• **Exercise objective**:
Copy the data exactly as it appears, and do not include any pictures.

>> START

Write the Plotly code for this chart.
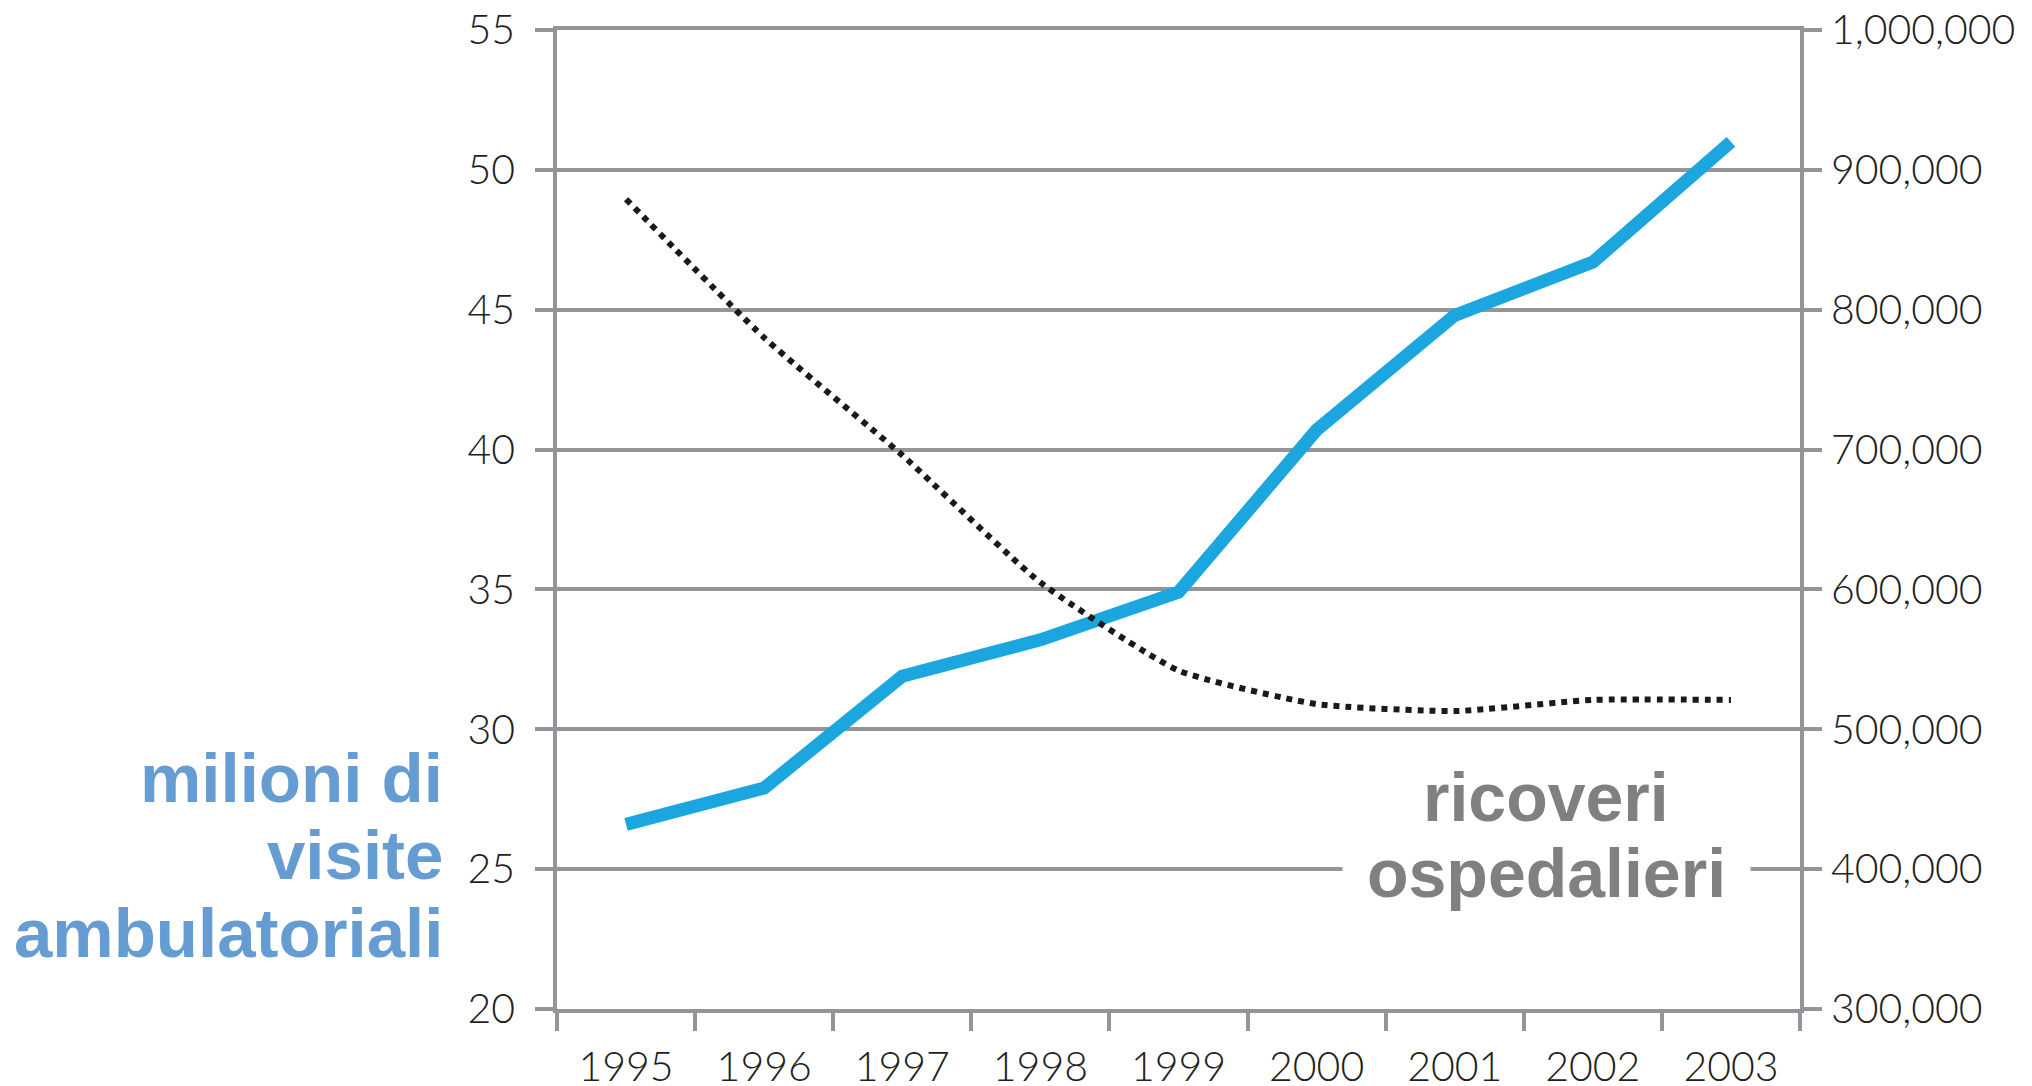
import plotly.graph_objects as go

years = ["1995", "1996", "1997", "1998", "1999", "2000", "2001", "2002", "2003"]
visite_milioni = [26.6, 27.9, 31.9, 33.2, 34.9, 40.7, 44.8, 46.7, 51.0]
ricoveri = [879000, 780000, 696000, 605000, 542000, 518000, 513000, 521000, 521000]

left_ticks = [20, 25, 30, 35, 40, 45, 50, 55]
right_ticks = [300000, 400000, 500000, 600000, 700000, 800000, 900000, 1000000]

W, H = 2032, 1086
ML, MR, MT, MB = 549, 240, 22, 85
PW, PH = W - ML - MR, H - MT - MB

GRID = "#939598"
TXT = "#231f20"
BLUE = "#1ba6df"
LBLUE = "#659dd2"
LGRAY = "#808080"
TICKFONT = dict(family="Lato, Liberation Sans, sans-serif", size=41, color=TXT, weight=300)
LABFONT = "Liberation Sans, Arial, sans-serif"

fig = go.Figure()
fig.add_trace(go.Scatter(
    x=years, y=ricoveri, yaxis="y2", mode="lines",
    line=dict(color="#1a1a1a", width=6, dash="6px,6px", shape="spline", smoothing=0.5),
    showlegend=False, hoverinfo="skip"))
fig.add_trace(go.Scatter(
    x=years, y=visite_milioni, mode="lines",
    line=dict(color=BLUE, width=13),
    showlegend=False, hoverinfo="skip"))


def px_x(px):
    return (px - ML) / PW


def px_y(py):
    return (H - MB - py) / PH


annotations = []
# lower line of right label first (white box interrupts the gridline)
annotations.append(dict(
    text="<b>ospedalieri</b>", xref="paper", yref="paper",
    x=px_x(1538), y=px_y(865), xanchor="center", yanchor="middle",
    showarrow=False, font=dict(family=LABFONT, size=68, color=LGRAY),
    bgcolor="white", borderpad=24))
annotations.append(dict(
    text="<b>ricoveri</b>", xref="paper", yref="paper",
    x=px_x(1538), y=px_y(789), xanchor="center", yanchor="middle",
    showarrow=False, font=dict(family=LABFONT, size=68, color=LGRAY)))

left_lines = [("milioni di", 770), ("visite", 847), ("ambulatoriali", 925)]
for txt, yc in left_lines:
    annotations.append(dict(
        text="<b>%s</b>" % txt, xref="paper", yref="paper",
        x=px_x(437), y=px_y(yc), xanchor="right", yanchor="middle",
        showarrow=False, font=dict(family=LABFONT, size=69, color=LBLUE)))

fig.update_layout(
    width=W, height=H,
    margin=dict(l=ML, r=MR, t=MT, b=MB, pad=0),
    paper_bgcolor="white", plot_bgcolor="white",
    annotations=annotations,
    xaxis=dict(
        type="category", tickson="boundaries", ticks="outside", ticklen=18,
        tickwidth=3.5, tickcolor=GRID, showline=True, linecolor=GRID, linewidth=3.5,
        mirror=True, showgrid=False, tickfont=TICKFONT, ticklabelstandoff=19,
        range=[-0.5, 8.5], automargin=False, ticklabeloverflow="allow"),
    yaxis=dict(
        range=[20, 55], tickvals=left_ticks, ticks="outside", ticklen=18,
        tickwidth=3.5, tickcolor=GRID, showline=True, linecolor=GRID, linewidth=3.5,
        showgrid=True, gridcolor=GRID, gridwidth=3.5, zeroline=False,
        tickfont=TICKFONT, ticklabelstandoff=12, automargin=False,
        ticklabeloverflow="allow"),
    yaxis2=dict(
        range=[300000, 1000000], tickvals=right_ticks, tickformat=",",
        overlaying="y", side="right", ticks="outside", ticklen=18,
        tickwidth=3.5, tickcolor=GRID, showline=True, linecolor=GRID, linewidth=3.5,
        showgrid=False, zeroline=False, tickfont=TICKFONT, ticklabelstandoff=1,
        automargin=False, ticklabeloverflow="allow"),
)

fig.write_html("out.html")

>> END

• **Solution for this problem**:
Write the Plotly code for this chart.
import plotly.graph_objects as go

years = ["1995", "1996", "1997", "1998", "1999", "2000", "2001", "2002", "2003"]
visite_milioni = [26.6, 27.9, 31.9, 33.2, 34.9, 40.7, 44.8, 46.7, 51.0]
ricoveri = [879000, 780000, 696000, 605000, 542000, 518000, 513000, 521000, 521000]

left_ticks = [20, 25, 30, 35, 40, 45, 50, 55]
right_ticks = [300000, 400000, 500000, 600000, 700000, 800000, 900000, 1000000]

W, H = 2032, 1086
ML, MR, MT, MB = 549, 240, 22, 85
PW, PH = W - ML - MR, H - MT - MB

GRID = "#939598"
TXT = "#231f20"
BLUE = "#1ba6df"
LBLUE = "#659dd2"
LGRAY = "#808080"
TICKFONT = dict(family="Lato, Liberation Sans, sans-serif", size=41, color=TXT, weight=300)
LABFONT = "Liberation Sans, Arial, sans-serif"

fig = go.Figure()
fig.add_trace(go.Scatter(
    x=years, y=ricoveri, yaxis="y2", mode="lines",
    line=dict(color="#1a1a1a", width=6, dash="6px,6px", shape="spline", smoothing=0.5),
    showlegend=False, hoverinfo="skip"))
fig.add_trace(go.Scatter(
    x=years, y=visite_milioni, mode="lines",
    line=dict(color=BLUE, width=13),
    showlegend=False, hoverinfo="skip"))


def px_x(px):
    return (px - ML) / PW


def px_y(py):
    return (H - MB - py) / PH


annotations = []
# lower line of right label first (white box interrupts the gridline)
annotations.append(dict(
    text="<b>ospedalieri</b>", xref="paper", yref="paper",
    x=px_x(1538), y=px_y(865), xanchor="center", yanchor="middle",
    showarrow=False, font=dict(family=LABFONT, size=68, color=LGRAY),
    bgcolor="white", borderpad=24))
annotations.append(dict(
    text="<b>ricoveri</b>", xref="paper", yref="paper",
    x=px_x(1538), y=px_y(789), xanchor="center", yanchor="middle",
    showarrow=False, font=dict(family=LABFONT, size=68, color=LGRAY)))

left_lines = [("milioni di", 770), ("visite", 847), ("ambulatoriali", 925)]
for txt, yc in left_lines:
    annotations.append(dict(
        text="<b>%s</b>" % txt, xref="paper", yref="paper",
        x=px_x(437), y=px_y(yc), xanchor="right", yanchor="middle",
        showarrow=False, font=dict(family=LABFONT, size=69, color=LBLUE)))

fig.update_layout(
    width=W, height=H,
    margin=dict(l=ML, r=MR, t=MT, b=MB, pad=0),
    paper_bgcolor="white", plot_bgcolor="white",
    annotations=annotations,
    xaxis=dict(
        type="category", tickson="boundaries", ticks="outside", ticklen=18,
        tickwidth=3.5, tickcolor=GRID, showline=True, linecolor=GRID, linewidth=3.5,
        mirror=True, showgrid=False, tickfont=TICKFONT, ticklabelstandoff=19,
        range=[-0.5, 8.5], automargin=False, ticklabeloverflow="allow"),
    yaxis=dict(
        range=[20, 55], tickvals=left_ticks, ticks="outside", ticklen=18,
        tickwidth=3.5, tickcolor=GRID, showline=True, linecolor=GRID, linewidth=3.5,
        showgrid=True, gridcolor=GRID, gridwidth=3.5, zeroline=False,
        tickfont=TICKFONT, ticklabelstandoff=12, automargin=False,
        ticklabeloverflow="allow"),
    yaxis2=dict(
        range=[300000, 1000000], tickvals=right_ticks, tickformat=",",
        overlaying="y", side="right", ticks="outside", ticklen=18,
        tickwidth=3.5, tickcolor=GRID, showline=True, linecolor=GRID, linewidth=3.5,
        showgrid=False, zeroline=False, tickfont=TICKFONT, ticklabelstandoff=1,
        automargin=False, ticklabeloverflow="allow"),
)

fig.write_html("out.html")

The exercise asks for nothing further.